Given problem — Transcribe the listing exactly, leaving out every picture.

------ Material provided ------

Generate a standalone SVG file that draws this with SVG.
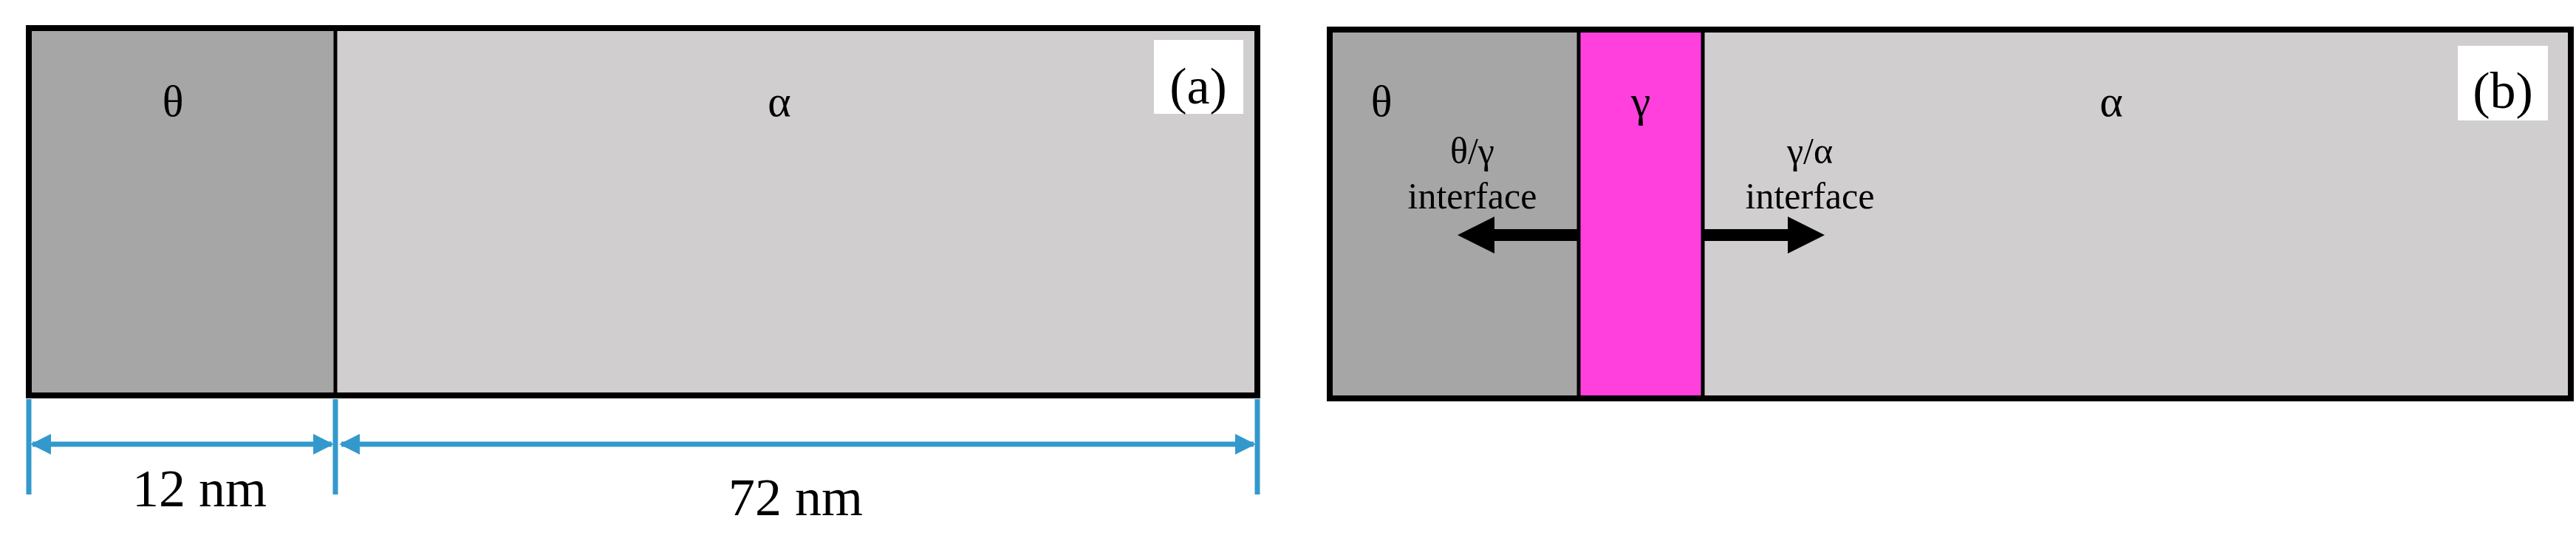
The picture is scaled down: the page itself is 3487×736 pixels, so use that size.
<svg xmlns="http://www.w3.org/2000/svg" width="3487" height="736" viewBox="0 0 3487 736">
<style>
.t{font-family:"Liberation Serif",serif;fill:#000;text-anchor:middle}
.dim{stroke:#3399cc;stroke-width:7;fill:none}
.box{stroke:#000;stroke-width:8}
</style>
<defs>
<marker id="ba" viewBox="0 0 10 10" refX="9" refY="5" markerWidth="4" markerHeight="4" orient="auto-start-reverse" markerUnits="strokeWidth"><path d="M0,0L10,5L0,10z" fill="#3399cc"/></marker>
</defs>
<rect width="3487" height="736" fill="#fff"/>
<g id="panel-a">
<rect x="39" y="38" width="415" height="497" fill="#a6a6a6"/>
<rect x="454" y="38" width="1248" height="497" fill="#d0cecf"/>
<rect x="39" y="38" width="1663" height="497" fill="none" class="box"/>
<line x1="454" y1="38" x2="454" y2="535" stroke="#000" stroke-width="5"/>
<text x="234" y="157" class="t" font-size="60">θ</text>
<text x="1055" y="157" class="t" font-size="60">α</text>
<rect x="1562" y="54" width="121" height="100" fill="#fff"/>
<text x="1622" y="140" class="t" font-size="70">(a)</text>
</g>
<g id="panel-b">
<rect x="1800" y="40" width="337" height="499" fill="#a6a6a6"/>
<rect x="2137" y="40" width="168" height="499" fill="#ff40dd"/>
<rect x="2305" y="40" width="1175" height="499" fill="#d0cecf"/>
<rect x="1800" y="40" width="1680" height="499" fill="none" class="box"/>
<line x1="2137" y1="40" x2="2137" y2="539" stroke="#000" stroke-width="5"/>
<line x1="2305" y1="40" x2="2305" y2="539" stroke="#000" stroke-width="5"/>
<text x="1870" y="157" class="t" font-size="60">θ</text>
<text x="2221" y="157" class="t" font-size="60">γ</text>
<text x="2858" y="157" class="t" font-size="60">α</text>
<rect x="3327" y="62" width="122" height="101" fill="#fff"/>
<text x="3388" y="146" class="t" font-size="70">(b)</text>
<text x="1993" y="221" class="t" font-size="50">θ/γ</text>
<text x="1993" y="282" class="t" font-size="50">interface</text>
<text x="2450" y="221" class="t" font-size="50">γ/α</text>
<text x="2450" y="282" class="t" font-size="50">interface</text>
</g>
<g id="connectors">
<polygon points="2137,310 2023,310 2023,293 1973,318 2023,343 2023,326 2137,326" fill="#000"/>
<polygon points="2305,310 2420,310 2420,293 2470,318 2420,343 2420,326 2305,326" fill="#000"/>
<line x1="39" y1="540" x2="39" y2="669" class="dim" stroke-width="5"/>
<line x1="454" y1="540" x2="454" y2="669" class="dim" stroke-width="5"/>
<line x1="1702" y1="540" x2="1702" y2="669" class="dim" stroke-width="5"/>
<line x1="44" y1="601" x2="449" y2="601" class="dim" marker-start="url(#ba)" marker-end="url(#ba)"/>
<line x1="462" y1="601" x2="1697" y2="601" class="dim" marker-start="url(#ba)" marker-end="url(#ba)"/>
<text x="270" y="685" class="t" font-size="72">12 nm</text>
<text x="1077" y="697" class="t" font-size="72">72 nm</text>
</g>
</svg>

------

Response to the exercise —
Generate a standalone SVG file that draws this with SVG.
The picture is scaled down: the page itself is 3487×736 pixels, so use that size.
<svg xmlns="http://www.w3.org/2000/svg" width="3487" height="736" viewBox="0 0 3487 736">
<style>
.t{font-family:"Liberation Serif",serif;fill:#000;text-anchor:middle}
.dim{stroke:#3399cc;stroke-width:7;fill:none}
.box{stroke:#000;stroke-width:8}
</style>
<defs>
<marker id="ba" viewBox="0 0 10 10" refX="9" refY="5" markerWidth="4" markerHeight="4" orient="auto-start-reverse" markerUnits="strokeWidth"><path d="M0,0L10,5L0,10z" fill="#3399cc"/></marker>
</defs>
<rect width="3487" height="736" fill="#fff"/>
<g id="panel-a">
<rect x="39" y="38" width="415" height="497" fill="#a6a6a6"/>
<rect x="454" y="38" width="1248" height="497" fill="#d0cecf"/>
<rect x="39" y="38" width="1663" height="497" fill="none" class="box"/>
<line x1="454" y1="38" x2="454" y2="535" stroke="#000" stroke-width="5"/>
<text x="234" y="157" class="t" font-size="60">θ</text>
<text x="1055" y="157" class="t" font-size="60">α</text>
<rect x="1562" y="54" width="121" height="100" fill="#fff"/>
<text x="1622" y="140" class="t" font-size="70">(a)</text>
</g>
<g id="panel-b">
<rect x="1800" y="40" width="337" height="499" fill="#a6a6a6"/>
<rect x="2137" y="40" width="168" height="499" fill="#ff40dd"/>
<rect x="2305" y="40" width="1175" height="499" fill="#d0cecf"/>
<rect x="1800" y="40" width="1680" height="499" fill="none" class="box"/>
<line x1="2137" y1="40" x2="2137" y2="539" stroke="#000" stroke-width="5"/>
<line x1="2305" y1="40" x2="2305" y2="539" stroke="#000" stroke-width="5"/>
<text x="1870" y="157" class="t" font-size="60">θ</text>
<text x="2221" y="157" class="t" font-size="60">γ</text>
<text x="2858" y="157" class="t" font-size="60">α</text>
<rect x="3327" y="62" width="122" height="101" fill="#fff"/>
<text x="3388" y="146" class="t" font-size="70">(b)</text>
<text x="1993" y="221" class="t" font-size="50">θ/γ</text>
<text x="1993" y="282" class="t" font-size="50">interface</text>
<text x="2450" y="221" class="t" font-size="50">γ/α</text>
<text x="2450" y="282" class="t" font-size="50">interface</text>
</g>
<g id="connectors">
<polygon points="2137,310 2023,310 2023,293 1973,318 2023,343 2023,326 2137,326" fill="#000"/>
<polygon points="2305,310 2420,310 2420,293 2470,318 2420,343 2420,326 2305,326" fill="#000"/>
<line x1="39" y1="540" x2="39" y2="669" class="dim" stroke-width="5"/>
<line x1="454" y1="540" x2="454" y2="669" class="dim" stroke-width="5"/>
<line x1="1702" y1="540" x2="1702" y2="669" class="dim" stroke-width="5"/>
<line x1="44" y1="601" x2="449" y2="601" class="dim" marker-start="url(#ba)" marker-end="url(#ba)"/>
<line x1="462" y1="601" x2="1697" y2="601" class="dim" marker-start="url(#ba)" marker-end="url(#ba)"/>
<text x="270" y="685" class="t" font-size="72">12 nm</text>
<text x="1077" y="697" class="t" font-size="72">72 nm</text>
</g>
</svg>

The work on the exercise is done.